ENSEMBLE FRANÇAIX AND THE HARP
Earlier this year I wrote about the enterprising work of Ensemble Franҫaix, a trio of Oboe (Emmanuel Cassimatis), Bassoon (Matthew Kneale) and Piano (Nicholas Young). They have now returned from a successful time at the Osaka Chamber Music Competition and on Friday 21st July were joined by guest artist Natalie Wong, harp to present a lunch-time concert at the South Melbourne Town Hall.
That week, Emmanuel had a bike accident leaving the outward evidence of a black eye, but he must have been very much shaken by the experience – others might well pull out of a challenging concert in the same week. Apart from playing only one movement of the opening piece, the Poulenc trio, he played the program as though he were under no difficulties at all.
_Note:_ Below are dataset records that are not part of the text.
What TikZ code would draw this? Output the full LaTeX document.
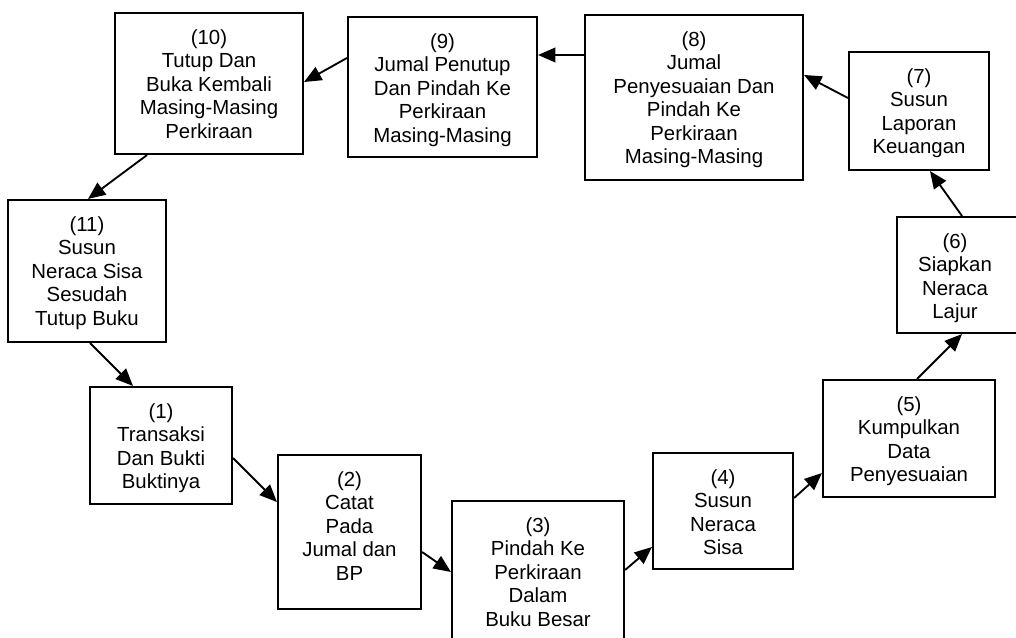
\documentclass[tikz,border=0pt]{standalone}
\usepackage{fontspec}
\setmainfont{Liberation Sans}
\usetikzlibrary{arrows.meta,calc}
\begin{document}
\begin{tikzpicture}[x=0.75pt,y=-0.75pt,
  box/.style 2 args={draw, line width=1.6pt, minimum width=#1*0.75pt, minimum height=#2*0.75pt, inner sep=0pt},
  txt/.style={anchor=north, align=center, inner sep=0pt, font=\fontsize{15.3pt}{17.6pt}\selectfont},
  arr/.style={line width=1.4pt, -{Triangle[length=13pt,width=11pt]}}]
\useasboundingbox (0,0) rectangle (1016,638);
% boxes (centre, width, height in px)
\node[box={188}{141}] (b10) at (209,83.5) {};
\node[box={189}{140}] (b9) at (442.5,87) {};
\node[box={218}{165}] (b8) at (694,97.5) {};
\node[box={140}{118}] (b7) at (919,111) {};
\node[box={130}{116}] (b6) at (962,275) {};
\node[box={172}{117}] (b5) at (909,438.5) {};
\node[box={140}{116}] (b4) at (723,511) {};
\node[box={172}{150}] (b3) at (538,576) {};
\node[box={143}{154}] (b2) at (349.5,532) {};
\node[box={142}{117}] (b1) at (161,445.5) {};
\node[box={158}{142}] (b11) at (87,271) {};
% texts
\node[txt] (t10) at ([yshift=-13pt]b10.north) {(10)\\Tutup Dan\\Buka Kembali\\Masing-Masing\\Perkiraan};
\node[txt] (t9) at ([yshift=-13pt]b9.north) {(9)\\Jumal Penutup\\Dan Pindah Ke\\Perkiraan\\Masing-Masing};
\node[txt] (t8) at ([yshift=-13pt]b8.north) {(8)\\Jumal\\Penyesuaian Dan\\Pindah Ke\\Perkiraan\\Masing-Masing};
\node[txt] (t7) at ([yshift=-13pt]b7.north) {(7)\\Susun\\Laporan\\Keuangan};
\node[txt] (t6) at ([yshift=-13pt]b6.north -| 955,0) {(6)\\Siapkan\\Neraca\\Lajur};
\node[txt] (t5) at ([yshift=-13pt]b5.north) {(5)\\Kumpulkan\\Data\\Penyesuaian};
\node[txt] (t4) at ([yshift=-13pt]b4.north) {(4)\\Susun\\Neraca\\Sisa};
\node[txt] (t3) at ([yshift=-13pt]b3.north) {(3)\\Pindah Ke\\Perkiraan\\Dalam\\Buku Besar};
\node[txt] (t2) at ([yshift=-13pt]b2.north) {(2)\\Catat\\Pada\\Jumal dan\\BP};
\node[txt] (t1) at ([yshift=-13pt]b1.north) {(1)\\Transaksi\\Dan Bukti\\Buktinya};
\node[txt] (t11) at ([yshift=-13pt]b11.north) {(11)\\Susun\\Neraca Sisa\\Sesudah\\Tutup Buku};
% connectors
\draw[arr] (b9.west |- 0,58) -- (b10.east |- 0,82);
\draw[arr] (b10.south -| 147,0) -- (b11.north -| 88,0);
\draw[arr] (b11.south -| 90,0) -- (b1.north -| 133,0);
\draw[arr] (b1.east |- 0,458) -- (b2.west |- 0,502);
\draw[arr] (b2.east |- 0,552) -- (b3.west |- 0,572);
\draw[arr] (b3.east |- 0,570) -- (b4.west |- 0,547);
\draw[arr] (b4.east |- 0,498) -- (b5.west |- 0,473);
\draw[arr] (b5.north -| 917,0) -- (b6.south -| 962,0);
\draw[arr] (b6.north -| 962,0) -- (b7.south -| 930,0);
\draw[arr] (b7.west |- 0,98) -- (b8.east |- 0,75);
\draw[arr] (b8.west |- 0,55) -- (b9.east |- 0,55);
\end{tikzpicture}
\end{document}
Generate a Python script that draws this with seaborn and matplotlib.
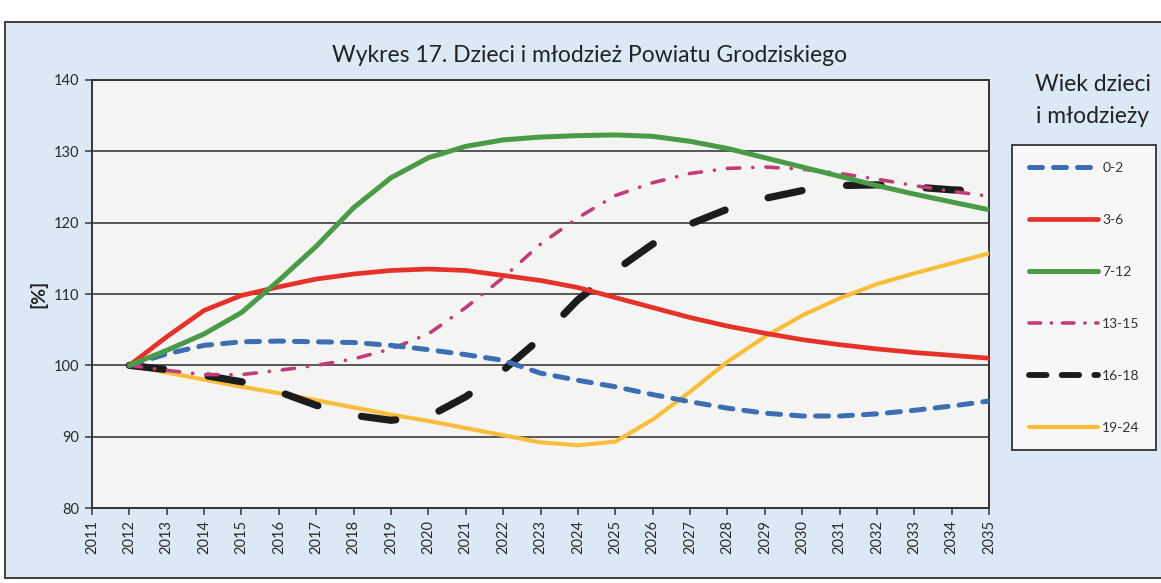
import pandas as pd
import seaborn as sns
import matplotlib.pyplot as plt
from matplotlib.patches import Rectangle

# dane (2012 = 100%)
lata = list(range(2012, 2036))
grupy = ['0-2', '3-6', '7-12', '13-15', '16-18', '19-24']

wiek_0_2 = [100, 101.6, 102.8, 103.3, 103.4, 103.3, 103.2, 102.8, 102.2, 101.5, 100.7, 98.9,
            97.9, 97.0, 95.9, 94.9, 94.0, 93.3, 92.9, 92.9, 93.2, 93.7, 94.3, 95.0]
wiek_3_6 = [100, 104.0, 107.7, 109.8, 111.0, 112.1, 112.8, 113.3, 113.5, 113.3, 112.6, 111.9,
            110.9, 109.5, 108.1, 106.7, 105.5, 104.5, 103.6, 102.9, 102.3, 101.8, 101.4, 101.0]
wiek_7_12 = [100, 102.1, 104.4, 107.4, 111.9, 116.7, 122.1, 126.3, 129.1, 130.7, 131.6, 132.0,
             132.2, 132.3, 132.1, 131.4, 130.4, 129.1, 127.8, 126.5, 125.2, 124.0, 122.9, 121.8]
wiek_13_15 = [100, 99.3, 98.7, 98.7, 99.3, 100.0, 100.9, 102.3, 104.4, 108.1, 112.3, 117.0,
              120.7, 123.8, 125.6, 126.9, 127.6, 127.8, 127.5, 126.9, 126.1, 125.2, 124.4, 123.7]
wiek_16_18 = [100, 99.4, 98.6, 97.7, 96.3, 94.4, 93.0, 92.3, 92.8, 95.6, 99.3, 103.8,
              109.2, 113.3, 117.0, 119.8, 121.9, 123.4, 124.5, 125.2, 125.3, 125.0, 124.6, 124.4]
wiek_19_24 = [100, 99.0, 98.0, 97.0, 96.1, 95.1, 94.1, 93.1, 92.2, 91.2, 90.2, 89.2,
              88.8, 89.3, 92.4, 96.3, 100.5, 104.0, 107.0, 109.4, 111.4, 112.9, 114.3, 115.7]

kolory = {'0-2': '#3d6db3', '3-6': '#e5322b', '7-12': '#4b9a47',
          '13-15': '#c23d78', '16-18': '#1c1c1c', '19-24': '#f9bd3c'}
grubosci = {'0-2': 3.6, '3-6': 3.4, '7-12': 3.6, '13-15': 2.6, '16-18': 5.2, '19-24': 3.0}
kreski = {'0-2': (2.6, 2.2), '3-6': '', '7-12': '', '13-15': (3.4, 3.6, 0.05, 3.6),
          '16-18': (4.8, 6.2), '19-24': ''}

df = pd.DataFrame({'rok': lata * 6,
                   'grupa': sum([[g] * len(lata) for g in grupy], []),
                   'wartosc': wiek_0_2 + wiek_3_6 + wiek_7_12 + wiek_13_15 + wiek_16_18 + wiek_19_24})

sns.set_theme(style='white')
plt.rcParams['font.family'] = ['Lato', 'DejaVu Sans']

fig = plt.figure(figsize=(11.61, 5.83), dpi=100, facecolor='white')
# niebieskie tlo z ramka
fig.patches.append(Rectangle((0.0045, 0.009), 1.2, 0.953, transform=fig.transFigure,
                             facecolor='#dbe9f6', edgecolor='#333333', linewidth=1.3, zorder=-10))
ax = fig.add_axes([0.0792, 0.1286, 0.7728, 0.7342])
ax.set_facecolor('#f4f4f2')

# rysowanie od tylu
for g in ['19-24', '16-18', '13-15', '0-2', '3-6', '7-12']:
    sub = df[df['grupa'] == g]
    sns.lineplot(data=sub, x='rok', y='wartosc', ax=ax, color=kolory[g],
                 linewidth=grubosci[g], label=g, zorder=3)
    ln = ax.lines[-1]
    if kreski[g]:
        ln.set_dashes(kreski[g])
    ln.set_dash_capstyle('round')
    ln.set_solid_capstyle('round')
    ln.set_solid_joinstyle('round')

ax.set_xlim(2011, 2035)
ax.set_ylim(80, 140)
ax.set_xticks(range(2011, 2036))
ax.set_xticklabels([str(r) for r in range(2011, 2036)], rotation=90)
ax.set_yticks(range(80, 141, 10))
ax.yaxis.grid(True, color='#4a4a4a', linewidth=1.3)
ax.set_axisbelow(True)
ax.tick_params(axis='both', direction='out', length=5, width=1.2, color='#444444',
               labelsize=10.5, labelcolor='#2a2a2a', bottom=True, left=True)
ax.tick_params(axis='y', pad=4)
for s in ax.spines.values():
    s.set_color('#333333')
    s.set_linewidth(1.4)
ax.set_xlabel('')
ax.set_ylabel('[%]', fontsize=14, fontweight='bold', color='#222222', labelpad=5)

fig.text(0.508, 0.905, 'Wykres 17. Dzieci i młodzież Powiatu Grodziskiego',
         ha='center', va='center', fontsize=16.5, color='#222222')
fig.text(0.941, 0.828, 'Wiek dzieci\ni młodzieży', ha='center', va='center',
         fontsize=16.5, color='#222222', linespacing=1.65)

# legenda w kolejnosci grup
uchwyty, etykiety = ax.get_legend_handles_labels()
mapa = dict(zip(etykiety, uchwyty))
leg = fig.legend([mapa[g] for g in grupy], grupy, loc='upper left',
                 bbox_to_anchor=(0.8717, 0.7513), bbox_transform=fig.transFigure,
                 frameon=True, fancybox=False, edgecolor='#333333', facecolor='#f7f7f7',
                 framealpha=1, fontsize=10, handlelength=5.0, handletextpad=0.3,
                 labelspacing=2.88, borderpad=1.2, borderaxespad=0)
leg.get_frame().set_linewidth(1.3)
for t in leg.get_texts():
    t.set_color('#333333')
# krotsze kreski w legendzie dla 16-18 i 13-15
leg.legend_handles[4].set_dashes((3.0, 2.6))
leg.legend_handles[4].set_linewidth(4.2)
leg.legend_handles[3].set_dashes((3.2, 3.0, 0.05, 3.0))
if ax.get_legend():
    ax.get_legend().remove()

fig.savefig('out.png', dpi=100, facecolor=fig.get_facecolor())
One of the many commendable things about this group is that, although they are young and relatively new to the music scene, they commission works. In this program we heard Silk Road, by local composer and brilliant pianist, Peter de Jager and a piece by Natalie Wong, I recount I construe. For both of these pieces the trio was joined by Wong on harp. I was entranced by the way de Jager combined harp and piano – a prepared piano giving an oriental flavour to the whole, which, for me, was a seamless melding of east and west. Natalie’s piece was at times lyrical and at times playful – to the extent of briefly having Emmanuel and Matthew play on just their double reeds.
The concert finished with Mondrian Interiors, by local composer Stuart Greenbaum, who was in the audience. The Ensemble was joined by clarinet and horn. Each of the eight movements depicts, or was inspired, by paintings of Mondrian that the composer saw at an exhibition in London in 1997. The piece was composed ten years later. The images were projected as each movement was played.